Neues vom ECTRIMS 2020 – Die prodromale MS – gibt es das?

Wie und wann beginnt eine Multiple Sklerose? Beginnt die Erkrankung mit dem ersten Schub oder geht diesem ersten Schub eine sogenannte Prodromal-Phase voraus, während der die Erkrankung schon besteht, allerdings noch nicht zu neurologischen Ausfällen führt? Mit dieser wichtigen Frage, die bisher in der Literatur nur wenig diskutiert wurde, hat sich die kanadische MS-Spezialistin Helen Tremlett beschäftigt. Ihre Überlegungen zu diesem Thema und ihre wissenschaftlichen Arbeiten hat sie in der Eröffnungsvorlesung des diesjährigen ECTRIMS-Kongresses dargestellt.

Mit Hilfe des kanadischen MS Registers und vergleichbaren Kontrollpersonen aus dem nationalen Gesundheitsregister wurde untersucht, ob MS-Patienten bereits vor der Diagnose der Multiple Sklerose (also vor dem ersten Krankheitsschub) ein anderes Verhalten bei der Inanspruchnahme von Gesundheitsleistungen zeigen als die ausgewählten Kontrollpersonen. Darüber hinaus wurde untersucht, was die Gründe für die Inanspruchnahme von Gesundheitsleistungen waren.

Dazu wurde das Gesundheitsverhalten von 14.000 MS-Patienten in den 5 Jahren vor dem ersten MS-Schub mit dem Gesundheitsverhalten von 72.000 gematchten Kontrollen verglichen. Überraschenderweise zeigte sich bei den MS-Patienten verglichen zu dem Normalkollektiv eine durchgehend höhere Inanspruchnahme von Gesundheitsleistungen. Im Jahr vor dem ersten klinischen Ereignis fand sich bei den MS-Patienten eine um 78 % höhere Rate von Krankenhausaufnahmen, eine um 88 % höhere Rate der Inanspruchnahme von Ärzten und eine um ca. 50 % höhere Verschreibung von Medikamenten. Auf der Basis dieser Daten könnte man annehmen, dass dem ersten klinischen Schub tatsächlich eine Prodromalphase vorausgeht.

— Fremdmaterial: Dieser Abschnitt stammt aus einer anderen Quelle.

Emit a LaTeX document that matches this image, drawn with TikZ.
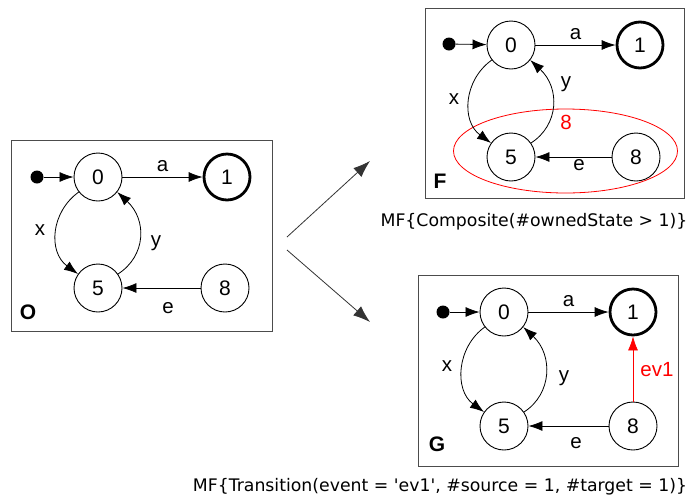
\documentclass[tikz,border=0pt]{standalone}
\usepackage{fontspec}
\setmainfont{Liberation Sans}
\newfontfamily\dejavu{DejaVu Sans}
\usetikzlibrary{arrows.meta}
\begin{document}
\begin{tikzpicture}[x=1pt,y=-1pt,
  st/.style={circle,draw,line width=0.9pt,minimum size=48pt,inner sep=0pt,font=\fontsize{21}{21}\selectfont},
  fin/.style={st,line width=2.8pt,minimum size=46pt},
  ini/.style={circle,fill=black,minimum size=13pt,inner sep=0pt},
  tr/.style={line width=0.8pt,-{Latex[length=14pt,width=10pt]}},
  lab/.style={font=\fontsize{20.5}{20.5}\selectfont,inner sep=0pt},
  boxst/.style={draw=black!70,line width=1pt},
  big/.style={draw=black!80,line width=0.8pt,-{Latex[length=17pt,width=12pt]}},
  captxt/.style={font=\dejavu\fontsize{17.3}{18}\selectfont,inner sep=0pt},
  boxname/.style={font=\bfseries\fontsize{21}{21}\selectfont,inner sep=0pt}]
\useasboundingbox (0,0) rectangle (687,499);
% ---------- O ----------
\draw[boxst] (11,140) rectangle (272,331);
\node[ini] (oi) at (37,177) {};
\node[st] (o0) at (98,177) {0};
\node[fin] (o1) at (227,177) {1};
\node[st] (o5) at (98,288) {5};
\node[st] (o8) at (225,288) {8};
\draw[tr] (oi) -- (o0);
\draw[tr] (o0) -- node[lab,above=5pt]{a} (o1);
\draw[tr] (o0.218) .. controls +(-28,20) and +(-30,-22) .. (o5.145);
\draw[tr] (o5.35) .. controls +(28,-18) and +(30,28) .. (o0.-38);
\draw[tr] (o8) -- (o5);
\node[lab] at (40,230) {x};
\node[lab] at (156,243) {y};
\node[lab] at (168,308) {e};
\node[boxname] at (28,312) {O};
% ---------- F ----------
\draw[boxst] (425,8) rectangle (684,198);
\node[ini] (fi) at (449,44) {};
\node[st] (f0) at (511,45) {0};
\node[fin] (f1) at (640,45) {1};
\node[st] (f5) at (511,157) {5};
\node[st] (f8) at (636,157) {8};
\draw[red,line width=0.8pt] (565.5,151) ellipse [x radius=112, y radius=42];
\node[lab,red] at (566,122) {8};
\draw[tr] (fi) -- (f0);
\draw[tr] (f0) -- node[lab,above=5pt]{a} (f1);
\draw[tr] (f0.218) .. controls +(-28,20) and +(-30,-22) .. (f5.145);
\draw[tr] (f5.35) .. controls +(28,-18) and +(30,28) .. (f0.-38);
\draw[tr] (f8) -- (f5);
\node[lab] at (454,99) {x};
\node[lab] at (566,84) {y};
\node[lab] at (579,165) {e};
\node[boxname] at (440,181) {F};
\node[captxt] (fcap) at (534,222) {MF\{Composite(\#ownedState > 1)\}};
% ---------- G ----------
\draw[boxst] (418,275) rectangle (678,466);
\node[ini] (gi) at (443,312) {};
\node[st] (g0) at (504,312) {0};
\node[fin] (g1) at (633,312) {1};
\node[st] (g5) at (504,426) {5};
\node[st] (g8) at (633,426) {8};
\draw[tr] (gi) -- (g0);
\draw[tr] (g0) -- node[lab,above=5pt]{a} (g1);
\draw[tr] (g0.218) .. controls +(-28,20) and +(-30,-22) .. (g5.145);
\draw[tr] (g5.35) .. controls +(28,-18) and +(30,28) .. (g0.-38);
\draw[tr] (g8) -- (g5);
\draw[tr,red] (g8) -- (g1);
\node[lab,red] at (657,370) {ev1};
\node[lab] at (447,366) {x};
\node[lab] at (564,378) {y};
\node[lab] at (576,443) {e};
\node[boxname] at (437,444) {G};
\node[captxt] (gcap) at (440,487) {MF\{Transition(event = \textquotesingle ev1\textquotesingle, \#source = 1, \#target = 1)\}};
% ---------- big arrows ----------
\coordinate (s1) at (287,237);
\coordinate (e1) at (370,161);
\coordinate (s2) at (287,250);
\coordinate (e2) at (370,322);
\draw[big] (s1) -- (e1);
\draw[big] (s2) -- (e2);
\end{tikzpicture}
\end{document}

Aufgeschlüsselt nach Symptomen waren es vor allen Dingen psychiatrische Probleme, die zur Inanspruchnahme von Gesundheitsleistungen geführt haben. Interessanterweise wurden aber auch wegen dermatologischer Symptome Leistungen in Anspruch genommen, so dass die Frage besteht, ob Hautveränderungen vor dem ersten Schub eine Bedeutung besitzen. Bei weiblichen MS-Patienten wurde zudem eine erhöhte Einnahme von Kontrazeptiva und eine erniedrigte Inzidenz von Schwangerschaften beobachtet. Alle diese Befunde lassen viel Raum für Spekulation und sind definitiv noch kein Beweis für eine Prodromalphase bei MS. Auf der anderen Seite konnten die kanadischen Beobachtungen durch weitere Studien u.a. aus Norwegen und Deutschland unterstützt werden.

Wenn es eine – wie auch immer geartete – Prodromalphase der MS geben würde, so hätte das erhebliche Implikationen für die Früherkennung einer MS. Insbesondere würde sich durch die Identifikation eines Prodromalstadiums ein erheblich größeres „Window of Opportunity“ für das Management der MS ergeben – eine noch frühere und damit, nach aktuellen Erkenntnissen, effizientere Behandlung der MS wäre möglich. Auf der anderen Seite sind die von Helen Tremletts Team identifizierten Prodromalsymptome klinisch relativ unspezifisch. Durch die zukünftige Verwendung von Biomarkern könnte dieses Problem aber relativiert werden. Mein nächster Beitrag hier wird von Biomarkern handeln.

In jedem Fall beeinflussen die Überlegungen zur prodromalen MS aus meiner Sicht die Herangehensweise an das sog. radiologisch isolierte Syndrom (RIS) – also nur MRT Veränderungen ohne spezifische klinische Symptome. Vielleicht sollte man bei diesen Personen, in Kenntnis der Arbeiten zur prodromalen MS, therapeutisch konsequenter einschreiten und nicht auf den ersten Schub warten.